338 - Interpretable Deep Learning Predicts Metastasis-Free Survival (MFS) from Conventional Imaging for Oligometastatic Castration-Sensitive Prostate Cancer (omCSPC) Using Multi-Modality PSMA PET and CT Imaging
Presenter(s)
Y. Cao1, P. Sutera2, W. Mendes3, A. Sawant4, L. Marchionni5, N. L. Simone6, P. T. Tran7, H. C. Onal8, and L. Ren7; 1Department of Radiation Oncology, University of Maryland School of Medicine, Baltimore, MD, 2University of Rochester, Rochester, NY, 3University of Maryland School of Medicine, Baltimore, MD, USA, Baltimore, MD, 4University of Maryland, School of Medicine, Baltimore, MD, 5Department of Pathology and Laboratory Medicine, NewYork-Presbyterian/Weill Cornell Medical Center, New York, NY, 6Department of Radiation Oncology, Sidney Kimmel Medical College at Thomas Jefferson University, Philadelphia, PA, 7University of Maryland School of Medicine, Baltimore, MD, 8Department of Radiation Oncology, Baskent University Faculty of Medicine, Adana, Turkey
Purpose/Objective(s):
This study aims to predict 2-yr Metastasis-free survival (MFS) for oligometastatic castration-sensitive prostate cancer (omCSPC) patients treated by metastasis-directed therapy (MDT) by developing a novel auto-classification network using pre-treatment multi-modality imaging.

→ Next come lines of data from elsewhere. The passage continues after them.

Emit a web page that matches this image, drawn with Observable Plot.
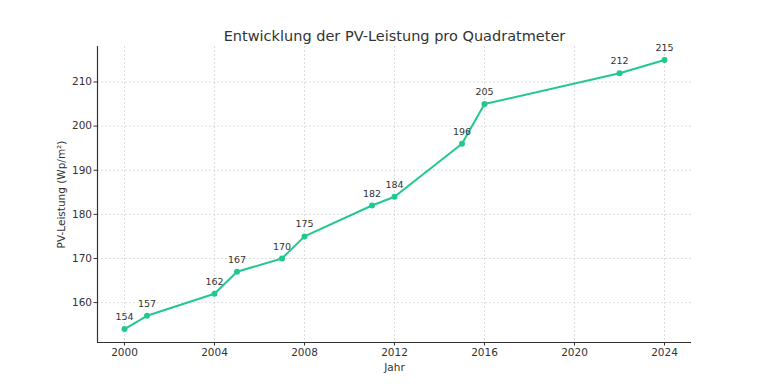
<!DOCTYPE html>
<html>
<head>
<meta charset="utf-8">
<script src="https://cdn.jsdelivr.net/npm/d3@7"></script>
<script src="https://cdn.jsdelivr.net/npm/@observablehq/plot@0.6"></script>
<style>
  html, body { margin: 0; padding: 0; background: #fff; }
  #chart svg { display: block; }
</style>
</head>
<body>
<div id="chart"></div>
<script>
const years = [2000, 2001, 2004, 2005, 2007, 2008, 2011, 2012, 2015, 2016, 2022, 2024];
const values = [154, 157, 162, 167, 170, 175, 182, 184, 196, 205, 212, 215];
const xTicks = [2000, 2004, 2008, 2012, 2016, 2020, 2024];
const yTicks = [160, 170, 180, 190, 200, 210];
const title = "Entwicklung der PV-Leistung pro Quadratmeter";
const xLabel = "Jahr";
const yLabel = "PV-Leistung (Wp/m²)";

const data = years.map((y, i) => ({year: y, value: values[i]}));
const xDomain = [1998.8, 2025.2];
const yDomain = [150.95, 218.05];
const color = "#22c98c";
const textColor = "#333333";

const chart = Plot.plot({
  width: 768,
  height: 384,
  marginTop: 46,
  marginBottom: 42,
  marginLeft: 97,
  marginRight: 77,
  style: {fontFamily: "DejaVu Sans, sans-serif", fontSize: "11px", color: textColor, background: "#fff"},
  x: {domain: xDomain, ticks: xTicks, tickFormat: d => String(d)},
  y: {domain: yDomain, ticks: yTicks},
  marks: [
    Plot.gridX(xTicks, {stroke: "#cfcfcf", strokeOpacity: 1, strokeWidth: 0.7, strokeDasharray: "2,2"}),
    Plot.gridY(yTicks, {stroke: "#cfcfcf", strokeOpacity: 1, strokeWidth: 0.7, strokeDasharray: "2,2"}),
    Plot.ruleY([yDomain[0]], {stroke: "#333", strokeWidth: 1.2}),
    Plot.ruleX([xDomain[0]], {stroke: "#333", strokeWidth: 1.2}),
    Plot.axisX(xTicks, {tickSize: 3.5, tickPadding: 3, stroke: "#333", fill: textColor, fontSize: 10.5, tickFormat: d => String(d), label: null}),
    Plot.axisY(yTicks, {tickSize: 3.5, tickPadding: 2, stroke: "#333", fill: textColor, fontSize: 10.5, label: null}),
    Plot.line(data, {x: "year", y: "value", stroke: color, strokeWidth: 2}),
    Plot.dot(data, {x: "year", y: "value", fill: color, r: 3}),
    Plot.text(data, {x: "year", y: "value", text: d => String(d.value), dy: -12, fill: textColor, fontSize: 9.5}),
    Plot.text([title], {frameAnchor: "top", dy: -16, fontSize: 14.5, fill: textColor}),
    Plot.text([xLabel], {frameAnchor: "bottom", dy: 28, fontSize: 10.5, fill: textColor}),
    Plot.text([yLabel], {frameAnchor: "left", textAnchor: "middle", dx: -36, rotate: -90, fontSize: 10.5, fill: textColor})
  ]
});
document.getElementById("chart").appendChild(chart);
</script>
</body>
</html>
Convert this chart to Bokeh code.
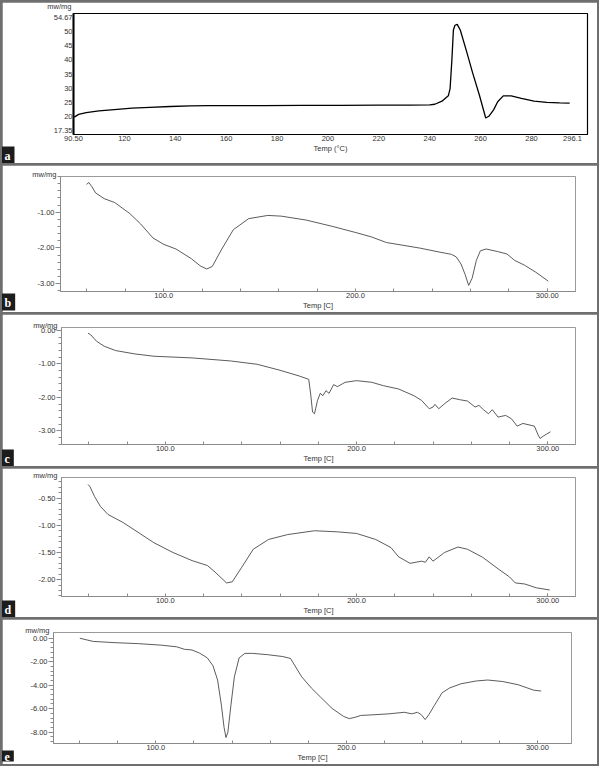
from bokeh.plotting import figure
from bokeh.models import FixedTicker, Label, Range1d, PrintfTickFormatter
from bokeh.layouts import column
from bokeh.embed import file_html
from bokeh.resources import INLINE

# ---------------- data ----------------
a_temp = [100.3, 102, 105, 110, 116, 123, 130, 138, 146, 153, 165, 175, 190, 205, 220, 232, 240, 242,
          244.8, 247.3, 248, 248.7, 249.3, 249.9, 250.8, 252, 254.5, 256.8, 259.5, 262, 263.2, 265.1,
          266.7, 268.9, 272, 276, 281, 286, 291, 295]
a_dsc = [19.6, 20.6, 21.2, 21.8, 22.3, 22.8, 23.1, 23.4, 23.6, 23.7, 23.7, 23.7, 23.8, 23.8, 23.9, 23.9,
         24.0, 24.2, 25.3, 27.2, 29.8, 40, 50.7, 52.4, 52.7, 50.7, 43, 35.6, 27.5, 19.3, 19.9, 22.2,
         25.1, 27.2, 27.2, 26.3, 25.3, 24.9, 24.7, 24.6]

b_temp = [59.8, 61.0, 62.5, 64.5, 69, 74.5, 82.4, 88, 94.4, 100, 106.4, 114.4, 119, 122.4, 125.3,
          130.3, 136.3, 144.3, 154.3, 161.3, 174.3, 188.2, 200.2, 208.2, 216.2, 224.2, 234.1, 244.1,
          250, 252.5, 255, 257.2, 259, 260.8, 263, 265.1, 268.1, 274, 279, 283, 288, 294, 300.5]
b_dsc = [-0.22, -0.17, -0.28, -0.46, -0.62, -0.73, -1.04, -1.33, -1.72, -1.9, -2.03, -2.3, -2.5, -2.59, -2.52,
         -2.03, -1.49, -1.18, -1.09, -1.11, -1.22, -1.40, -1.57, -1.69, -1.85, -1.92, -2.01, -2.12,
         -2.18, -2.25, -2.45, -2.75, -3.05, -2.85, -2.35, -2.08, -2.03, -2.1, -2.17, -2.35, -2.48, -2.68, -2.93]

c_temp = [59.6, 61, 64, 68, 74, 84, 94, 114, 134, 148, 160, 170, 175, 176, 177, 178, 179.6, 181, 182.4,
          184, 185.6, 188, 190, 194, 200, 208, 214, 222, 230, 234, 238, 240, 241, 243, 246, 250, 254,
          258, 262, 264, 266.4, 269, 271, 274, 278, 281, 284, 287, 293, 295, 296, 297.6, 301.4]
c_dsc = [-0.08, -0.13, -0.32, -0.47, -0.60, -0.70, -0.77, -0.82, -0.91, -1.01, -1.19, -1.36, -1.46, -1.90,
         -2.44, -2.49, -2.09, -1.88, -1.95, -1.80, -1.88, -1.62, -1.68, -1.55, -1.50, -1.55, -1.65, -1.75,
         -1.95, -2.09, -2.34, -2.29, -2.21, -2.34, -2.19, -2.02, -2.07, -2.11, -2.29, -2.24, -2.37, -2.49,
         -2.37, -2.59, -2.54, -2.64, -2.86, -2.78, -2.86, -3.13, -3.23, -3.16, -3.03]

d_temp = [59.6, 60.6, 63, 66, 70, 78, 94, 104, 114, 122, 126, 132, 135, 140, 146, 154, 164, 178, 190,
          200, 210, 218, 222, 228, 234, 236, 238, 240, 246, 253, 258, 266, 274, 280, 283, 288, 294, 301]
d_dsc = [-0.25, -0.29, -0.47, -0.65, -0.80, -0.95, -1.32, -1.50, -1.65, -1.74, -1.86, -2.06, -2.04, -1.77,
         -1.44, -1.26, -1.17, -1.10, -1.12, -1.15, -1.26, -1.41, -1.58, -1.70, -1.66, -1.68, -1.58, -1.66,
         -1.50, -1.40, -1.44, -1.59, -1.80, -1.95, -2.06, -2.08, -2.15, -2.19]

e_temp = [60.2, 67.2, 79.1, 91, 103, 111, 115, 119, 123, 127, 130, 132.4, 134.4, 135.8, 136.8, 137.8,
          139.4, 141.2, 143.7, 146.7, 150.7, 158.6, 166.6, 170.6, 176.5, 181.5, 186.5, 192.4, 198.4,
          201.4, 204.4, 207.4, 214.3, 222.3, 230.2, 234.2, 237.2, 239.2, 241.2, 243.1, 246.1, 250.1,
          254.1, 260, 268, 274, 281.9, 289.9, 298, 302]
e_dsc = [0.0, -0.27, -0.38, -0.46, -0.59, -0.73, -0.94, -1.0, -1.27, -1.67, -2.35, -3.56, -5.71, -7.6,
         -8.46, -8.0, -5.71, -3.29, -1.67, -1.29, -1.29, -1.40, -1.56, -1.72, -3.29, -4.23, -5.04, -5.98,
         -6.66, -6.85, -6.74, -6.58, -6.52, -6.44, -6.31, -6.44, -6.31, -6.52, -6.93, -6.52, -5.71, -4.64,
         -4.23, -3.88, -3.64, -3.56, -3.69, -3.96, -4.42, -4.5]

a_xticks = [100, 120, 140, 160, 180, 200, 220, 240, 260, 280, 296.1]
a_xlabels = {100: "90.50"}
a_yticks = [15, 20, 25, 30, 35, 40, 45, 50, 55]
a_ylabels = {15: "17.35", 55: "54.67"}
x_major = [100, 200, 300]
x_major_labels = {100: "100.0", 200: "200.0", 300: "300.00"}
x_minor = [60, 80, 120, 140, 160, 180, 220, 240, 260, 280, 300]

FONT = "Liberation Sans"
W = 595


def base(h, xr, yr, mbl, mbr, mbt, mbb):
    p = figure(width=W, height=h, x_range=Range1d(*xr), y_range=Range1d(*yr),
               output_backend="svg", toolbar_location=None, frame_align=False,
               min_border_left=mbl, min_border_right=mbr, min_border_top=mbt, min_border_bottom=mbb)
    p.grid.visible = False
    p.background_fill_color = "white"
    p.border_fill_color = "white"
    for ax in (p.xaxis[0], p.yaxis[0]):
        ax.major_label_text_font = FONT
        ax.major_label_text_font_size = "7.5px"
        ax.major_label_text_color = "#333333"
        ax.axis_label_text_font = FONT
        ax.axis_label_text_font_size = "7.5px"
        ax.axis_label_text_font_style = "normal"
        ax.axis_label_text_color = "#333333"
        ax.major_label_standoff = 1
        ax.axis_label_standoff = 0
    return p


def unit_label(p, xr, yr, dx, dy):
    p.add_layout(Label(x=xr[0], y=yr[1], x_units="data", y_units="data", x_offset=dx, y_offset=dy,
                       text="mw/mg", text_align="right", text_baseline="middle",
                       text_font=FONT, text_font_size="7.5px", text_color="#333333"), "above")


def letter(p, ch, xr, yr, mbl, mbb):
    p.add_layout(Label(x=xr[0], y=yr[0], x_units="data", y_units="data", x_offset=-mbl - 2, y_offset=-mbb,
                       text=ch, text_align="left", text_baseline="bottom",
                       text_font="Liberation Serif", text_font_style="bold",
                       text_font_size="12px", text_color="white",
                       background_fill_color="#1c1c1c", padding=(4, 4, 2, 1)), "left")


# ---------- panel a ----------
a_x = (100, 302)
a_y = (13.4, 56.6)
pa = base(161, a_x, a_y, 71, 10, 11, 29)
pa.line(a_temp, a_dsc, line_color="black", line_width=1.3)
pa.outline_line_color = "black"
pa.outline_line_width = 1.2
xa = pa.xaxis[0]
xa.ticker = FixedTicker(ticks=a_xticks)
xa.major_label_overrides = a_xlabels
xa.major_tick_out = 0
xa.major_tick_in = 0
xa.minor_tick_out = 0
xa.minor_tick_in = 0
xa.axis_line_color = "black"
xa.axis_label = "Temp (°C)"
ya = pa.yaxis[0]
ya.ticker = FixedTicker(ticks=a_yticks)
ya.major_label_overrides = a_ylabels
ya.major_tick_out = 0
ya.major_tick_in = 0
ya.minor_tick_out = 0
ya.minor_tick_in = 0
ya.axis_line_color = "black"
ya.axis_line_width = 2
unit_label(pa, a_x, a_y, -2, 7)
letter(pa, "a", a_x, a_y, 71, 29)


def dsc_panel(h, xr, yr, mbl, mbr, mbt, mbb, tx, ty, ymaj, ymin, ch):
    p = base(h, xr, yr, mbl, mbr, mbt, mbb)
    p.line(tx, ty, line_color="#4a4a4a", line_width=0.9)
    p.outline_line_color = "#9a9a9a"
    p.outline_line_width = 1
    xa = p.xaxis[0]
    xa.ticker = FixedTicker(ticks=x_major, minor_ticks=x_minor)
    xa.major_label_overrides = x_major_labels
    xa.major_tick_out = 0
    xa.major_tick_in = 3
    xa.minor_tick_out = 0
    xa.minor_tick_in = 3
    xa.axis_line_color = "#8a8a8a"
    xa.major_tick_line_color = "#8a8a8a"
    xa.minor_tick_line_color = "#8a8a8a"
    xa.axis_label = "Temp [C]"
    ya = p.yaxis[0]
    ya.ticker = FixedTicker(ticks=ymaj, minor_ticks=ymin)
    ya.formatter = PrintfTickFormatter(format="%.2f")
    ya.major_tick_out = 5
    ya.major_tick_in = 0
    ya.minor_tick_out = 3
    ya.minor_tick_in = 0
    ya.axis_line_color = "#8a8a8a"
    ya.major_tick_line_color = "#8a8a8a"
    ya.minor_tick_line_color = "#8a8a8a"
    unit_label(p, xr, yr, -4, 2)
    letter(p, ch, xr, yr, mbl, mbb)
    return p


b_minor = [round(-3.2 + 0.2 * i, 2) for i in range(17)]
c_minor = [round(-3.4 + 0.2 * i, 2) for i in range(18)]
d_minor = [round(-2.3 + 0.1 * i, 2) for i in range(22)]
e_minor = [round(-8.8 + 0.4 * i, 2) for i in range(23)]

pb = dsc_panel(147, (46.2, 314.7), (-3.22, 0.0), 58, 22, 11, 19, b_temp, b_dsc,
               [-1, -2, -3], b_minor, "b")
pc = dsc_panel(152, (45.7, 314.5), (-3.41, 0.09), 59, 22, 13, 22, c_temp, c_dsc,
               [0, -1, -2, -3], c_minor, "c")
pd = dsc_panel(149, (45.7, 314.5), (-2.31, -0.12), 59, 22, 9, 21, d_temp, d_dsc,
               [-0.5, -1, -1.5, -2], d_minor, "d")
pe = dsc_panel(145, (46.4, 317.9), (-8.97, 0.49), 51, 26, 13, 18, e_temp, e_dsc,
               [0, -2, -4, -6, -8], e_minor, "e")

layout = column(pa, pb, pc, pd, pe, spacing=2,
                styles={"background-color": "#6f6f6f", "padding": "2px"})

open("out.html", "w").write(file_html(layout, INLINE))
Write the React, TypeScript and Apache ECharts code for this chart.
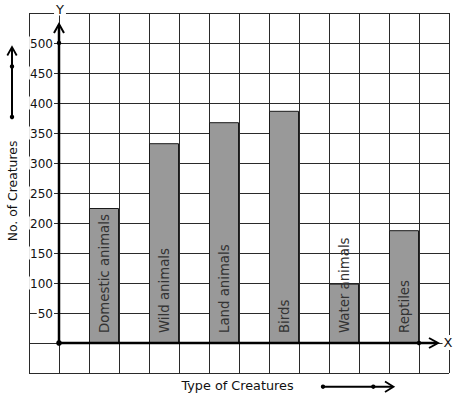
import React, { useEffect, useRef } from 'react';
import * as echarts from 'echarts';

const categories = ['Domestic animals', 'Wild animals', 'Land animals', 'Birds', 'Water animals', 'Reptiles'];
const creatureCounts = [225, 333, 368, 387, 99, 188];
const yTickLabels = [50, 100, 150, 200, 250, 300, 350, 400, 450, 500];
const yAxisTitle = 'No. of Creatures';
const xAxisTitle = 'Type of Creatures';

const SLOT_COUNT = 14;
const FIRST_SLOT = 2;
const SLOT_STEP = 2;
const FONT = 'DejaVu Sans';

export default function App() {
  const ref = useRef<HTMLDivElement>(null);

  useEffect(() => {
    if (!ref.current) return;
    const chart = echarts.init(ref.current, undefined, { renderer: 'svg' });

    const slotNames: string[] = [];
    const slotValues: (number | null)[] = [];
    for (let i = 0; i < SLOT_COUNT; i++) {
      slotNames.push('slot-' + i);
      slotValues.push(null);
    }
    categories.forEach((c, k) => {
      slotNames[FIRST_SLOT + k * SLOT_STEP] = c;
      slotValues[FIRST_SLOT + k * SLOT_STEP] = creatureCounts[k];
    });

    const gridLine = { color: '#2a2a2a', width: 1 };

    chart.setOption({
      animation: false,
      backgroundColor: '#fff',
      grid: { left: 29, top: 13, right: 8, bottom: 26, containLabel: false, outerBoundsMode: 'none' },
      xAxis: {
        type: 'category',
        data: slotNames,
        boundaryGap: true,
        axisLine: { show: false },
        axisTick: { show: false },
        axisLabel: { show: false },
        splitLine: { show: true, interval: 0, lineStyle: gridLine },
        z: 0,
      },
      yAxis: [
        {
          type: 'value',
          min: -50,
          max: 550,
          interval: 50,
          offset: -30,
          axisLine: { show: false },
          axisTick: { show: false },
          axisLabel: { show: false },
          splitLine: { show: true, lineStyle: gridLine },
          z: 0,
        },
        {
          type: 'value',
          min: -50,
          max: 550,
          interval: 50,
          offset: -30,
          position: 'left',
          axisLine: { show: false },
          axisTick: { show: false },
          splitLine: { show: false },
          z: 5,
          axisLabel: {
            show: true,
            margin: 5,
            formatter: (v: number) => (yTickLabels.indexOf(v) >= 0 ? `{b|${v}}` : ''),
            rich: {
              b: {
                backgroundColor: '#fff',
                padding: [1, 1, 0, 1],
                fontSize: 12,
                fontFamily: FONT,
                color: '#111',
              },
            },
          },
        },
      ],
      series: [
        {
          type: 'bar',
          data: slotValues,
          barWidth: '100%',
          z: 2,
          itemStyle: { color: '#999999', borderColor: '#1a1a1a', borderWidth: 1 },
          label: {
            show: true,
            position: 'insideBottom',
            distance: 10,
            rotate: 90,
            align: 'left',
            verticalAlign: 'middle',
            fontSize: 13.3,
            fontFamily: FONT,
            color: '#333',
            formatter: (p: any) => slotNames[p.dataIndex],
          },
        },
      ],
    });

    const pxX = (i: number) => chart.convertToPixel({ xAxisIndex: 0 }, i) as unknown as number;
    const pxY = (v: number) => chart.convertToPixel({ yAxisIndex: 0 }, v) as unknown as number;
    const w = pxX(1) - pxX(0);
    const ox = pxX(0) + w / 2;
    const oy = pxY(0);
    const gridTop = pxY(550);
    const gridRight = pxX(SLOT_COUNT - 1) + w / 2;
    const yTip = gridTop + 11;
    const xTip = gridRight - 11;
    const dotX = pxX(SLOT_COUNT - 2) + w / 2;
    const stroke = '#000';
    const z = 20;

    const txt = (x: number, y: number, text: string, extra: any = {}) => ({
      type: 'text',
      x,
      y,
      z,
      ...extra,
      style: {
        text,
        fontSize: 13,
        fontFamily: FONT,
        fill: '#111',
        align: 'center',
        verticalAlign: 'middle',
        textAlign: 'center',
        textVerticalAlign: 'middle',
        ...(extra.style || {}),
      },
    });

    const dot = (x: number, y: number, r = 2.5) => ({ type: 'circle', z, shape: { cx: x, cy: y, r }, style: { fill: stroke } });

    chart.setOption({
      graphic: [
        // Y axis
        { type: 'line', z, shape: { x1: ox, y1: oy, x2: ox, y2: yTip + 1 }, style: { stroke, lineWidth: 2.5 } },
        { type: 'polyline', z, shape: { points: [[ox - 5, yTip + 9], [ox, yTip], [ox + 5, yTip + 9]] }, style: { stroke, lineWidth: 2, fill: 'none' } },
        dot(ox, pxY(500), 2.2),
        // X axis
        { type: 'line', z, shape: { x1: ox, y1: oy, x2: xTip - 1, y2: oy }, style: { stroke, lineWidth: 2.5 } },
        { type: 'polyline', z, shape: { points: [[xTip - 9, oy - 5], [xTip, oy], [xTip - 9, oy + 5]] }, style: { stroke, lineWidth: 2, fill: 'none' } },
        dot(dotX, oy, 2.2),
        dot(ox, oy, 2.8),
        txt(gridRight - 1, oy - 0.5, 'X', { style: { backgroundColor: '#fff', padding: [1, 1] } }),
        txt(ox + 1, 9, 'Y', { style: { backgroundColor: '#fff', padding: [0, 2] } }),
        // Left title arrow
        { type: 'line', z, shape: { x1: 12, y1: 117, x2: 12, y2: 48 }, style: { stroke, lineWidth: 2 } },
        { type: 'polyline', z, shape: { points: [[7.3, 55.5], [12, 47], [16.7, 55.5]] }, style: { stroke, lineWidth: 1.8, fill: 'none' } },
        dot(12, 66.5, 2.2),
        dot(12, 117, 2.2),
        txt(12, 191, yAxisTitle, { rotation: Math.PI / 2, style: { fontSize: 12.4 } }),
        // Bottom title arrow
        { type: 'line', z, shape: { x1: 323, y1: 386.7, x2: 392, y2: 386.7 }, style: { stroke, lineWidth: 2 } },
        { type: 'polyline', z, shape: { points: [[385, 381.5], [393.5, 386.7], [385, 392]] }, style: { stroke, lineWidth: 1.8, fill: 'none' } },
        dot(323, 386.7, 2.2),
        dot(373.3, 386.7, 2.2),
        txt(237.5, 385.5, xAxisTitle, { style: { fontSize: 12.8 } }),
      ],
    });

    return () => chart.dispose();
  }, []);

  return (
    <div
      ref={ref}
      style={{ position: 'absolute', left: 0, top: 0, width: 457, height: 399, background: '#fff' }}
    />
  );
}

This prediction will allow for treatment customization based on the prediction to improve outcomes.Materials/Methods:
This multi-institutional study involved 118 omCSPC patients treated by MDT, comprising 34 patients from an institution in US and 84 from another institution in Europe. A novel interpretable 3D convolutional-neural-network (CNN) architecture was designed with two encoding paths for CT and PET images and one encoding path for clinical parameters. Each path used a 3×3×3 kernel with the same filters to independently weigh the spatial features of each image. The Class Activation Score (CAS) was defined to reflect how much the input path contributes to the final prediction for a specific category. The Total Class Activation Score (TCAS) measures the overall strength of class activation scores across the input path. The relative percentage weights (W%) indicate the proportional contribution of each input path to the model. Five clinical parameters—Age, Gleason Score, Number of Total Lesions, Untreated Lesions, and pre-MDT Prostate-specific Antigen (PSA)—were included as inputs for the models. The model was trained to predict 2-yr MFS with the actual patient outcome as the ground-truth. The model's performance was evaluated through 10-fold cross-validation.Results:
Among the 93 patients selected from 118, 44 (47%) were confirmed to have experienced distant metastases within the two-year timeframe, while 49(53%) were confirmed without metastases for the same duration. The AI model predicted correctly for 77 (83%) patients, including 34 patients with MFS and 43 patients without MFS. Additionally, clinical parameters improved the overall prediction accuracy by 11%. The weighting for each input in the final model provides insights into its importance in the prediction. The weights for PSMA-CT and PET ranged between 41-46% and 43-51%, respectively, which are significantly higher compared to those for individual clinical parameters (6-15%). For clinical parameters, the relative percentage weights showed a slight decline from MFS (with) to MFS (without) cases, likely due to the increased emphasis on clinical parameter inputs in MFS (with) cases.Conclusion:
A novel fusion CNN model with three encoding paths was successfully developed for predicting metastasis-free survival (MFS). Our study highlighted the potential of using multi-modality imaging biomarkers (CT and PET) for 2-year MFS prediction in patients with omCSPC. This finding presents a unique opportunity for targeted treatment interventions to improve outcomes for patients identified as having a poor prognosis.